After explaining “that soul is uncreated and immortal,” Socrates explains the myth of the charioteer and how souls come to earth and, eventually, get freed.

  • pp. 52-53: The main gods (Zeus et. al. on Mount Olympus) have horses that take them on easy journeys, allowing them to see truth. The lesser gods and lower (humans) don’t get that glimpse and see varying degrees of the truth.”
  • p. 53: Those souls beneath gods don’t get the entire “absolute knowledge…in the fullest sense.”
  • p. 53: The lesser souls struggle with their horses and “depart without achieving initiation into the vision of reality, and henceforth upon mere opinion.”
  • Opinion: has the appearance of knowledge but isn’t reality, which is “knowledge of the real world of the forms” (Hamilton, note 1, p. 53).
  • p. 54: The hierarchy of souls—how much they glimpse of the truth.
    • 1st: seeks wisdom, beauty, or love—a philosopher
    • 2nd: monarch or warrior commander
    • 3rd: manager of a household or financier (banker)
    • 4th: lover of physical activity
    • 5th: soothsayer
    • 6th: poet or other (imitative) artist
    • 7th: artisan or farmer
    • 8th: popular teacher or demagogue
    • 9th: tyrant
  • Apparently, it takes 10,000 years for a soul to regrow wings…unless—

Love is Regrowth

  • p. 57: the corrupted man “feels no fear or shame in pursuing a pleasure which is unnatural.”
  • pp. 58-59: the soul that glimpses its love and is shut off will be awestruck when it sees its love again.
  • p. 58: “he is ready to be a slave and to make his bed as near he is allowed to the object of his passion.”
  • p. 61: “every man desires to find in his favourite a nature comparable to his own particular divinity.”

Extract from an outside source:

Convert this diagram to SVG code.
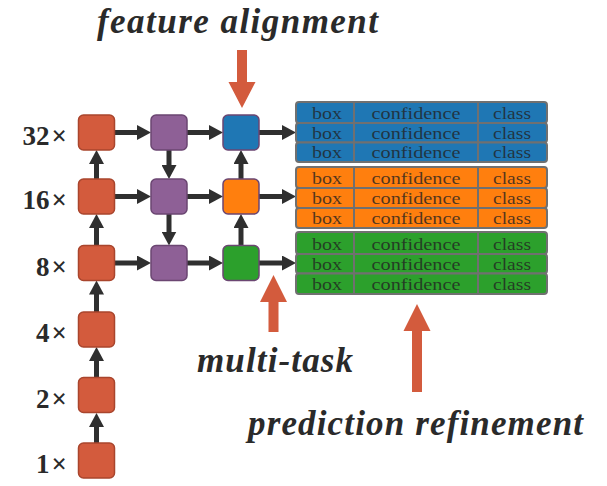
<svg xmlns="http://www.w3.org/2000/svg" width="607" height="486" viewBox="0 0 607 486">
<style>
.node{stroke-width:1.5}
.red{fill:#d35b3d;stroke:#a9452d}
.pur{fill:#8e6096;stroke:#6b4672}
.blu{fill:#1f77b4;stroke:#6b4672}
.org{fill:#ff7f0e;stroke:#6b4672}
.grn{fill:#2ca02c;stroke:#6b4672}
.conn line{stroke:#2f2f2f;stroke-width:5;marker-end:url(#ah)}
.lbl{font-family:"Liberation Serif",serif;font-weight:bold;font-size:27px;fill:#2a2a2a;text-anchor:end}
.title{font-family:"Liberation Serif",serif;font-weight:bold;font-style:italic;font-size:35px;fill:#2a2a2a}
.row{stroke:#707070;stroke-width:2}
.sep{stroke:#707070;stroke-width:2}
.cell{font-family:"Liberation Serif",serif;font-size:17.5px;fill:#222;fill-opacity:0.78;text-anchor:middle}
.rarrow{fill:#d35b3d}
</style>
<defs>
<marker id="ah" viewBox="0 0 14 15" refX="4" refY="7.5" markerWidth="14" markerHeight="15" markerUnits="userSpaceOnUse" orient="auto">
<path d="M0,0 L14,7.5 L0,15 z" fill="#2f2f2f"/>
</marker>
</defs>
<rect width="607" height="486" fill="#ffffff"/>

<g id="labels">
<text class="lbl" x="67" y="145">32<tspan dx="2">×</tspan></text>
<text class="lbl" x="67" y="209">16<tspan dx="2">×</tspan></text>
<text class="lbl" x="67" y="275.5">8<tspan dx="2">×</tspan></text>
<text class="lbl" x="67" y="342">4<tspan dx="2">×</tspan></text>
<text class="lbl" x="67" y="407.5">2<tspan dx="2">×</tspan></text>
<text class="lbl" x="67" y="473">1<tspan dx="2">×</tspan></text>
</g>

<g id="connectors" class="conn">
<line x1="115" y1="132.5" x2="141" y2="132.5"/>
<line x1="115" y1="196.5" x2="141" y2="196.5"/>
<line x1="115" y1="263" x2="141" y2="263"/>
<line x1="187" y1="132.5" x2="213" y2="132.5"/>
<line x1="187" y1="196.5" x2="213" y2="196.5"/>
<line x1="187" y1="263" x2="213" y2="263"/>
<line x1="259" y1="132.5" x2="286" y2="132.5"/>
<line x1="259" y1="196.5" x2="286" y2="196.5"/>
<line x1="259" y1="263" x2="286" y2="263"/>
<line x1="96.5" y1="443" x2="96.5" y2="423"/>
<line x1="96.5" y1="377.5" x2="96.5" y2="357"/>
<line x1="96.5" y1="312" x2="96.5" y2="290.5"/>
<line x1="96.5" y1="245.5" x2="96.5" y2="224"/>
<line x1="96.5" y1="179" x2="96.5" y2="160"/>
<line x1="169" y1="150" x2="169" y2="169"/>
<line x1="169" y1="214" x2="169" y2="235.5"/>
<line x1="241" y1="245.5" x2="241" y2="224"/>
<line x1="241" y1="179" x2="241" y2="160"/>
</g>

<g id="n-r1" class="node red"><rect x="78.5" y="115" width="36" height="35" rx="5"/></g>
<g id="n-r2" class="node red"><rect x="78.5" y="179" width="36" height="35" rx="5"/></g>
<g id="n-r3" class="node red"><rect x="78.5" y="245.5" width="36" height="35" rx="5"/></g>
<g id="n-r4" class="node red"><rect x="78.5" y="312" width="36" height="35" rx="5"/></g>
<g id="n-r5" class="node red"><rect x="78.5" y="377.5" width="36" height="35" rx="5"/></g>
<g id="n-r6" class="node red"><rect x="78.5" y="443" width="36" height="35" rx="5"/></g>

<g id="n-p1" class="node pur"><rect x="151" y="115" width="36" height="35" rx="5"/></g>
<g id="n-p2" class="node pur"><rect x="151" y="179" width="36" height="35" rx="5"/></g>
<g id="n-p3" class="node pur"><rect x="151" y="245.5" width="36" height="35" rx="5"/></g>

<g id="n-blue" class="node blu"><rect x="223" y="115" width="36" height="35" rx="5"/></g>
<g id="n-orange" class="node org"><rect x="223" y="179" width="36" height="35" rx="5"/></g>
<g id="n-green" class="node grn"><rect x="223" y="245.5" width="36" height="35" rx="5"/></g>

<g id="panel-blue">
<rect class="row" x="296" y="102" width="251" height="21" rx="3" fill="#1f77b4"/>
<rect class="row" x="296" y="123" width="251" height="19.5" rx="3" fill="#1f77b4"/>
<rect class="row" x="296" y="142.5" width="251" height="19.5" rx="3" fill="#1f77b4"/>
<line class="sep" x1="354" y1="102" x2="354" y2="162"/>
<line class="sep" x1="478" y1="102" x2="478" y2="162"/>
<text class="cell" x="327" y="119" textLength="30" lengthAdjust="spacingAndGlyphs">box</text><text class="cell" x="416" y="119" textLength="89" lengthAdjust="spacingAndGlyphs">confidence</text><text class="cell" x="512" y="119" textLength="38" lengthAdjust="spacingAndGlyphs">class</text>
<text class="cell" x="327" y="138.5" textLength="30" lengthAdjust="spacingAndGlyphs">box</text><text class="cell" x="416" y="138.5" textLength="89" lengthAdjust="spacingAndGlyphs">confidence</text><text class="cell" x="512" y="138.5" textLength="38" lengthAdjust="spacingAndGlyphs">class</text>
<text class="cell" x="327" y="158" textLength="30" lengthAdjust="spacingAndGlyphs">box</text><text class="cell" x="416" y="158" textLength="89" lengthAdjust="spacingAndGlyphs">confidence</text><text class="cell" x="512" y="158" textLength="38" lengthAdjust="spacingAndGlyphs">class</text>
</g>

<g id="panel-orange">
<rect class="row" x="296" y="167" width="251" height="21" rx="3" fill="#ff7f0e"/>
<rect class="row" x="296" y="188" width="251" height="20" rx="3" fill="#ff7f0e"/>
<rect class="row" x="296" y="208" width="251" height="20" rx="3" fill="#ff7f0e"/>
<line class="sep" x1="354" y1="167" x2="354" y2="228"/>
<line class="sep" x1="478" y1="167" x2="478" y2="228"/>
<text class="cell" x="327" y="184" textLength="30" lengthAdjust="spacingAndGlyphs">box</text><text class="cell" x="416" y="184" textLength="89" lengthAdjust="spacingAndGlyphs">confidence</text><text class="cell" x="512" y="184" textLength="38" lengthAdjust="spacingAndGlyphs">class</text>
<text class="cell" x="327" y="204" textLength="30" lengthAdjust="spacingAndGlyphs">box</text><text class="cell" x="416" y="204" textLength="89" lengthAdjust="spacingAndGlyphs">confidence</text><text class="cell" x="512" y="204" textLength="38" lengthAdjust="spacingAndGlyphs">class</text>
<text class="cell" x="327" y="224" textLength="30" lengthAdjust="spacingAndGlyphs">box</text><text class="cell" x="416" y="224" textLength="89" lengthAdjust="spacingAndGlyphs">confidence</text><text class="cell" x="512" y="224" textLength="38" lengthAdjust="spacingAndGlyphs">class</text>
</g>

<g id="panel-green">
<rect class="row" x="296" y="232" width="251" height="22" rx="3" fill="#2ca02c"/>
<rect class="row" x="296" y="254" width="251" height="19.5" rx="3" fill="#2ca02c"/>
<rect class="row" x="296" y="273.5" width="251" height="20.5" rx="3" fill="#2ca02c"/>
<line class="sep" x1="354" y1="232" x2="354" y2="294"/>
<line class="sep" x1="478" y1="232" x2="478" y2="294"/>
<text class="cell" x="327" y="250" textLength="30" lengthAdjust="spacingAndGlyphs">box</text><text class="cell" x="416" y="250" textLength="89" lengthAdjust="spacingAndGlyphs">confidence</text><text class="cell" x="512" y="250" textLength="38" lengthAdjust="spacingAndGlyphs">class</text>
<text class="cell" x="327" y="269.5" textLength="30" lengthAdjust="spacingAndGlyphs">box</text><text class="cell" x="416" y="269.5" textLength="89" lengthAdjust="spacingAndGlyphs">confidence</text><text class="cell" x="512" y="269.5" textLength="38" lengthAdjust="spacingAndGlyphs">class</text>
<text class="cell" x="327" y="290" textLength="30" lengthAdjust="spacingAndGlyphs">box</text><text class="cell" x="416" y="290" textLength="89" lengthAdjust="spacingAndGlyphs">confidence</text><text class="cell" x="512" y="290" textLength="38" lengthAdjust="spacingAndGlyphs">class</text>
</g>

<g id="ann-feature">
<text class="title" x="97" y="33" textLength="281" lengthAdjust="spacing">feature alignment</text>
<polygon class="rarrow" points="237,50 247,50 247,82 255.5,82 242,108 228.5,82 237,82"/>
</g>

<g id="ann-multitask">
<polygon class="rarrow" points="268.5,332 278.5,332 278.5,302 287,302 273.5,275 260,302 268.5,302"/>
<text class="title" x="197" y="372" textLength="156" lengthAdjust="spacing">multi-task</text>
</g>

<g id="ann-refine">
<polygon class="rarrow" points="412,392 422,392 422,331 430.5,331 417,304 403.5,331 412,331"/>
<text class="title" x="248" y="435" textLength="335" lengthAdjust="spacing">prediction refinement</text>
</g>
</svg>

Notice what’s happened here. Instead of aiming to love a lesser soul, as Socrates advocated in his first speech, he claims true love is a desire to be with one comparable to oneself.

Rhetoric and Philosophy

  • p. 92: Once the speaker knows the types of souls and knows them when he encounters them, “then can he be said to have perfectly mastered his art.”
  • p. 94: Socrates has a problem with probability and, therefore, rhetorical training because “probability establishes itself in the minds of the populace because of its likeness to truth.”
  • p. 97: “once a thing is [written] it circulates equally among those who understand the subject and those who have no business with it.”
  • Who is a suitable and unsuitable reader? Any parallels in American history?

Next Class

We’ll finish up any Plato if needed, and we have two weeks for Aristotle’s On Rhetoric. Don’t forget to do the Weekly Discussion Post #2 by next Tuesday (1/23). Then, let’s get in the habit of doing these before Noon on Thursdays: Weekly Discussion Post #3 is due at Noon on 1/25.

The above link to On Rhetoric is fine, but there’s another one using standard numbering online, but you need to use the Wayback Machine. The late Lee Honeycutt (an alumnus of our Tech/Prof Writing program) created this based on W. Rhys Roberts’s translation. (Rhetorica. The Works of Aristotle, vol 9. Ed. W.D. Ross. Oxford: Clarendon P: 1924 [vols 1- , 1913-1931]. If you like old books, Volume 9 is linked here, but it is a HUGE file and will take a minute or 10 to load.)